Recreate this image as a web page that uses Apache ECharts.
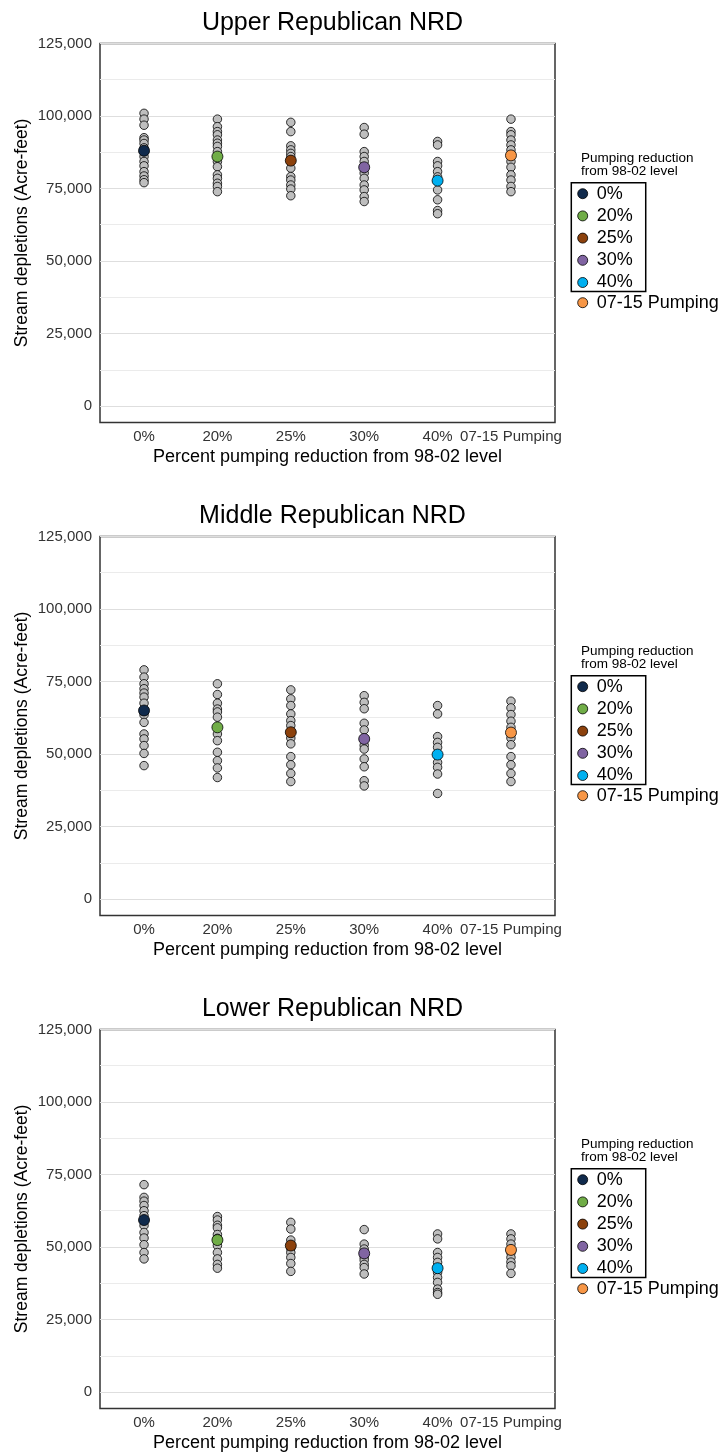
<!DOCTYPE html>
<html><head><meta charset="utf-8">
<script src="https://cdn.jsdelivr.net/npm/echarts@6/dist/echarts.min.js"></script>
<style>html,body{margin:0;padding:0;background:#fff}#c{width:725px;height:1455px}</style>
</head><body><div id="c"></div>
<script>
const categories = ['0%', '20%', '25%', '30%', '40%', '07-15 Pumping'];
const panelTitles = ['Upper Republican NRD', 'Middle Republican NRD', 'Lower Republican NRD'];
const yTicks = [0, 25000, 50000, 75000, 100000, 125000];
const legendTitle = 'Pumping reduction\nfrom 98-02 level';
const yAxisTitle = 'Stream depletions (Acre-feet)';
const xAxisTitle = 'Percent pumping reduction from 98-02 level';

// Upper Republican NRD: individual runs per category, and highlighted mean
const upperRuns = [
  [100900, 98900, 96800, 92500, 91700, 90500, 89000, 86000, 84300, 82800, 80800, 79300, 78000, 77000],
  [98900, 96300, 94600, 93500, 91700, 90600, 89500, 87700, 84300, 82500, 79700, 78500, 76800, 75700, 73900],
  [97800, 94600, 89700, 88300, 87100, 86000, 82000, 79100, 77900, 76200, 74800, 72500],
  [96000, 93700, 87700, 86000, 84300, 80300, 78500, 76200, 74500, 72200, 70500],
  [91200, 90000, 84300, 82800, 80800, 79000, 74500, 71100, 67400, 66300],
  [98900, 94600, 93500, 91700, 90000, 88300, 84300, 82300, 79700, 77900, 75700, 73900]
];
const upperMeans = [88000, 86000, 84600, 82300, 77700, 86400];

// Middle Republican NRD
const middleRuns = [
  [79000, 76500, 74200, 72500, 71000, 69600, 67500, 63500, 60900, 56900, 55200, 52900, 50200, 46000],
  [74200, 70500, 67500, 65500, 64500, 62700, 56900, 54600, 50600, 47700, 45200, 41900],
  [72100, 69000, 66700, 63800, 61500, 59800, 55500, 53500, 49100, 46300, 43300, 40500],
  [70100, 67800, 65600, 60600, 58300, 53000, 51700, 48300, 45600, 40800, 39000],
  [66700, 63800, 56000, 54000, 52300, 47100, 45400, 43100, 36400],
  [68200, 65900, 63600, 61300, 59200, 55500, 53200, 49100, 46300, 43300, 40500]
];
const middleMeans = [65000, 59200, 57500, 55200, 49800, 57400];

// Lower Republican NRD
const lowerRuns = [
  [71500, 67100, 65800, 64300, 62500, 60800, 57400, 55000, 53100, 50800, 48100, 45900],
  [60500, 59300, 57500, 56600, 54300, 53000, 50500, 48100, 45900, 44000, 42700],
  [58500, 56200, 52400, 49500, 48100, 46400, 44300, 41600],
  [56000, 51000, 49300, 46500, 45500, 44000, 42900, 40700],
  [54500, 52800, 48100, 46400, 44700, 41200, 39500, 37800, 35500, 34300, 33700],
  [54500, 52800, 51000, 48000, 46400, 44800, 43500, 40900]
];
const lowerMeans = [59300, 52400, 50500, 47800, 42700, 49000];

const meanColors = ['#102a4c', '#70ad47', '#8c410c', '#8064a2', '#00b0f0', '#f79646'];
const panelRuns = [upperRuns, middleRuns, lowerRuns];
const panelMeans = [upperMeans, middleMeans, lowerMeans];

const OFFSET = 493;
const gridTop = 43.4;
const gridHeight = 379;
const yMin = -5625, yStep = 625;
const FONT = 'Liberation Sans, Arial, sans-serif';

function fmt(v) {
  return String(v).replace(/\B(?=(\d{3})+(?!\d))/g, ',');
}
// split line colors: cycle every 25,000 (40 steps of 625): major at 0, minor at 12,500
const splitColors = [];
for (let i = 0; i < 40; i++) {
  splitColors.push(i === 9 ? '#dedede' : (i === 29 ? '#ebebeb' : 'rgba(0,0,0,0)'));
}

const grids = [], xAxes = [], yAxes = [], series = [], titles = [], legends = [];
for (let p = 0; p < 3; p++) {
  const off = p * OFFSET;
  grids.push({
    left: 100, width: 455, top: gridTop + off, height: gridHeight,
    show: true, borderColor: '#333', borderWidth: 1.5, backgroundColor: 'transparent'
  });
  xAxes.push({
    type: 'value', gridIndex: p, min: -0.6, max: 5.6,
    axisLine: { show: false }, axisTick: { show: false }, splitLine: { show: false },
    axisLabel: {
      customValues: [0, 1, 2, 3, 4, 5],
      formatter: v => categories[Math.round(v)],
      fontSize: 15, color: '#333', margin: 7, fontFamily: FONT
    },
    name: xAxisTitle, nameLocation: 'middle', nameGap: 26,
    nameTextStyle: { fontSize: 18, color: '#000', fontFamily: FONT }
  });
  yAxes.push({
    type: 'value', gridIndex: p, min: yMin, max: 125000, interval: yStep,
    axisLine: { show: false }, axisTick: { show: false },
    splitLine: { show: true, lineStyle: { color: splitColors, width: 1 } },
    axisLabel: {
      formatter: v => (yTicks.indexOf(v) >= 0 ? fmt(v) : ''),
      fontSize: 15, color: '#333', margin: 8, fontFamily: FONT
    },
    name: yAxisTitle, nameLocation: 'middle', nameGap: 69, nameMoveOverlap: false,
    nameTextStyle: { fontSize: 17.5, color: '#000', fontFamily: FONT }
  });
  const runData = [];
  panelRuns[p].forEach((vals, c) => vals.forEach(v => runData.push([c, v])));
  series.push({
    type: 'scatter', name: 'runs', xAxisIndex: p, yAxisIndex: p,
    data: runData, symbolSize: 8.5, z: 2,
    itemStyle: { color: '#bebebe', borderColor: '#000', borderWidth: 0.8, opacity: 1 }
  });
  panelMeans[p].forEach((m, c) => {
    series.push({
      type: 'scatter', name: categories[c], xAxisIndex: p, yAxisIndex: p,
      data: [[c, m]], symbolSize: 11, z: 3,
      itemStyle: { color: meanColors[c], borderColor: '#000', borderWidth: 0.8, opacity: 1 }
    });
  });
  titles.push({
    text: panelTitles[p], left: 327.5, textAlign: 'center', top: 3 + off,
    textStyle: { fontSize: 25, fontWeight: 'normal', color: '#000', lineHeight: 30, fontFamily: FONT }
  });
  titles.push({
    text: legendTitle, left: 576, top: 147 + off,
    textStyle: { fontSize: 13.5, fontWeight: 'normal', color: '#000', lineHeight: 13, fontFamily: FONT }
  });
  legends.push({
    data: categories.slice(0, 5), orient: 'vertical', left: 571.3, top: 182.7 + off,
    selectedMode: false, icon: 'circle', itemWidth: 18, itemHeight: 10, itemGap: 4.2,
    padding: [2, 13, 0, 6], borderColor: '#000', borderWidth: 1.5,
    textStyle: { fontSize: 18, lineHeight: 18, color: '#000', fontFamily: FONT },
    itemStyle: { borderColor: '#000', borderWidth: 0.8 }
  });
  legends.push({
    data: categories.slice(5), orient: 'vertical', left: 577.3, top: 293.7 + off,
    selectedMode: false, icon: 'circle', itemWidth: 18, itemHeight: 10,
    padding: 0,
    textStyle: { fontSize: 18, lineHeight: 18, color: '#000', fontFamily: FONT },
    itemStyle: { borderColor: '#000', borderWidth: 0.8 }
  });
}

const chart = echarts.init(document.getElementById('c'), null, { renderer: 'canvas' });
chart.setOption({
  animation: false,
  backgroundColor: '#fff',
  title: titles,
  legend: legends,
  grid: grids,
  xAxis: xAxes,
  yAxis: yAxes,
  series: series
});
</script>
</body></html>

★ ★ ★ ★ ★ ★ ★

_JOB_
Restate the data above word for word. Skip every picture.

_EXPECTED ANSWER_
Recreate this image as a web page that uses Apache ECharts.
<!DOCTYPE html>
<html><head><meta charset="utf-8">
<script src="https://cdn.jsdelivr.net/npm/echarts@6/dist/echarts.min.js"></script>
<style>html,body{margin:0;padding:0;background:#fff}#c{width:725px;height:1455px}</style>
</head><body><div id="c"></div>
<script>
const categories = ['0%', '20%', '25%', '30%', '40%', '07-15 Pumping'];
const panelTitles = ['Upper Republican NRD', 'Middle Republican NRD', 'Lower Republican NRD'];
const yTicks = [0, 25000, 50000, 75000, 100000, 125000];
const legendTitle = 'Pumping reduction\nfrom 98-02 level';
const yAxisTitle = 'Stream depletions (Acre-feet)';
const xAxisTitle = 'Percent pumping reduction from 98-02 level';

// Upper Republican NRD: individual runs per category, and highlighted mean
const upperRuns = [
  [100900, 98900, 96800, 92500, 91700, 90500, 89000, 86000, 84300, 82800, 80800, 79300, 78000, 77000],
  [98900, 96300, 94600, 93500, 91700, 90600, 89500, 87700, 84300, 82500, 79700, 78500, 76800, 75700, 73900],
  [97800, 94600, 89700, 88300, 87100, 86000, 82000, 79100, 77900, 76200, 74800, 72500],
  [96000, 93700, 87700, 86000, 84300, 80300, 78500, 76200, 74500, 72200, 70500],
  [91200, 90000, 84300, 82800, 80800, 79000, 74500, 71100, 67400, 66300],
  [98900, 94600, 93500, 91700, 90000, 88300, 84300, 82300, 79700, 77900, 75700, 73900]
];
const upperMeans = [88000, 86000, 84600, 82300, 77700, 86400];

// Middle Republican NRD
const middleRuns = [
  [79000, 76500, 74200, 72500, 71000, 69600, 67500, 63500, 60900, 56900, 55200, 52900, 50200, 46000],
  [74200, 70500, 67500, 65500, 64500, 62700, 56900, 54600, 50600, 47700, 45200, 41900],
  [72100, 69000, 66700, 63800, 61500, 59800, 55500, 53500, 49100, 46300, 43300, 40500],
  [70100, 67800, 65600, 60600, 58300, 53000, 51700, 48300, 45600, 40800, 39000],
  [66700, 63800, 56000, 54000, 52300, 47100, 45400, 43100, 36400],
  [68200, 65900, 63600, 61300, 59200, 55500, 53200, 49100, 46300, 43300, 40500]
];
const middleMeans = [65000, 59200, 57500, 55200, 49800, 57400];

// Lower Republican NRD
const lowerRuns = [
  [71500, 67100, 65800, 64300, 62500, 60800, 57400, 55000, 53100, 50800, 48100, 45900],
  [60500, 59300, 57500, 56600, 54300, 53000, 50500, 48100, 45900, 44000, 42700],
  [58500, 56200, 52400, 49500, 48100, 46400, 44300, 41600],
  [56000, 51000, 49300, 46500, 45500, 44000, 42900, 40700],
  [54500, 52800, 48100, 46400, 44700, 41200, 39500, 37800, 35500, 34300, 33700],
  [54500, 52800, 51000, 48000, 46400, 44800, 43500, 40900]
];
const lowerMeans = [59300, 52400, 50500, 47800, 42700, 49000];

const meanColors = ['#102a4c', '#70ad47', '#8c410c', '#8064a2', '#00b0f0', '#f79646'];
const panelRuns = [upperRuns, middleRuns, lowerRuns];
const panelMeans = [upperMeans, middleMeans, lowerMeans];

const OFFSET = 493;
const gridTop = 43.4;
const gridHeight = 379;
const yMin = -5625, yStep = 625;
const FONT = 'Liberation Sans, Arial, sans-serif';

function fmt(v) {
  return String(v).replace(/\B(?=(\d{3})+(?!\d))/g, ',');
}
// split line colors: cycle every 25,000 (40 steps of 625): major at 0, minor at 12,500
const splitColors = [];
for (let i = 0; i < 40; i++) {
  splitColors.push(i === 9 ? '#dedede' : (i === 29 ? '#ebebeb' : 'rgba(0,0,0,0)'));
}

const grids = [], xAxes = [], yAxes = [], series = [], titles = [], legends = [];
for (let p = 0; p < 3; p++) {
  const off = p * OFFSET;
  grids.push({
    left: 100, width: 455, top: gridTop + off, height: gridHeight,
    show: true, borderColor: '#333', borderWidth: 1.5, backgroundColor: 'transparent'
  });
  xAxes.push({
    type: 'value', gridIndex: p, min: -0.6, max: 5.6,
    axisLine: { show: false }, axisTick: { show: false }, splitLine: { show: false },
    axisLabel: {
      customValues: [0, 1, 2, 3, 4, 5],
      formatter: v => categories[Math.round(v)],
      fontSize: 15, color: '#333', margin: 7, fontFamily: FONT
    },
    name: xAxisTitle, nameLocation: 'middle', nameGap: 26,
    nameTextStyle: { fontSize: 18, color: '#000', fontFamily: FONT }
  });
  yAxes.push({
    type: 'value', gridIndex: p, min: yMin, max: 125000, interval: yStep,
    axisLine: { show: false }, axisTick: { show: false },
    splitLine: { show: true, lineStyle: { color: splitColors, width: 1 } },
    axisLabel: {
      formatter: v => (yTicks.indexOf(v) >= 0 ? fmt(v) : ''),
      fontSize: 15, color: '#333', margin: 8, fontFamily: FONT
    },
    name: yAxisTitle, nameLocation: 'middle', nameGap: 69, nameMoveOverlap: false,
    nameTextStyle: { fontSize: 17.5, color: '#000', fontFamily: FONT }
  });
  const runData = [];
  panelRuns[p].forEach((vals, c) => vals.forEach(v => runData.push([c, v])));
  series.push({
    type: 'scatter', name: 'runs', xAxisIndex: p, yAxisIndex: p,
    data: runData, symbolSize: 8.5, z: 2,
    itemStyle: { color: '#bebebe', borderColor: '#000', borderWidth: 0.8, opacity: 1 }
  });
  panelMeans[p].forEach((m, c) => {
    series.push({
      type: 'scatter', name: categories[c], xAxisIndex: p, yAxisIndex: p,
      data: [[c, m]], symbolSize: 11, z: 3,
      itemStyle: { color: meanColors[c], borderColor: '#000', borderWidth: 0.8, opacity: 1 }
    });
  });
  titles.push({
    text: panelTitles[p], left: 327.5, textAlign: 'center', top: 3 + off,
    textStyle: { fontSize: 25, fontWeight: 'normal', color: '#000', lineHeight: 30, fontFamily: FONT }
  });
  titles.push({
    text: legendTitle, left: 576, top: 147 + off,
    textStyle: { fontSize: 13.5, fontWeight: 'normal', color: '#000', lineHeight: 13, fontFamily: FONT }
  });
  legends.push({
    data: categories.slice(0, 5), orient: 'vertical', left: 571.3, top: 182.7 + off,
    selectedMode: false, icon: 'circle', itemWidth: 18, itemHeight: 10, itemGap: 4.2,
    padding: [2, 13, 0, 6], borderColor: '#000', borderWidth: 1.5,
    textStyle: { fontSize: 18, lineHeight: 18, color: '#000', fontFamily: FONT },
    itemStyle: { borderColor: '#000', borderWidth: 0.8 }
  });
  legends.push({
    data: categories.slice(5), orient: 'vertical', left: 577.3, top: 293.7 + off,
    selectedMode: false, icon: 'circle', itemWidth: 18, itemHeight: 10,
    padding: 0,
    textStyle: { fontSize: 18, lineHeight: 18, color: '#000', fontFamily: FONT },
    itemStyle: { borderColor: '#000', borderWidth: 0.8 }
  });
}

const chart = echarts.init(document.getElementById('c'), null, { renderer: 'canvas' });
chart.setOption({
  animation: false,
  backgroundColor: '#fff',
  title: titles,
  legend: legends,
  grid: grids,
  xAxis: xAxes,
  yAxis: yAxes,
  series: series
});
</script>
</body></html>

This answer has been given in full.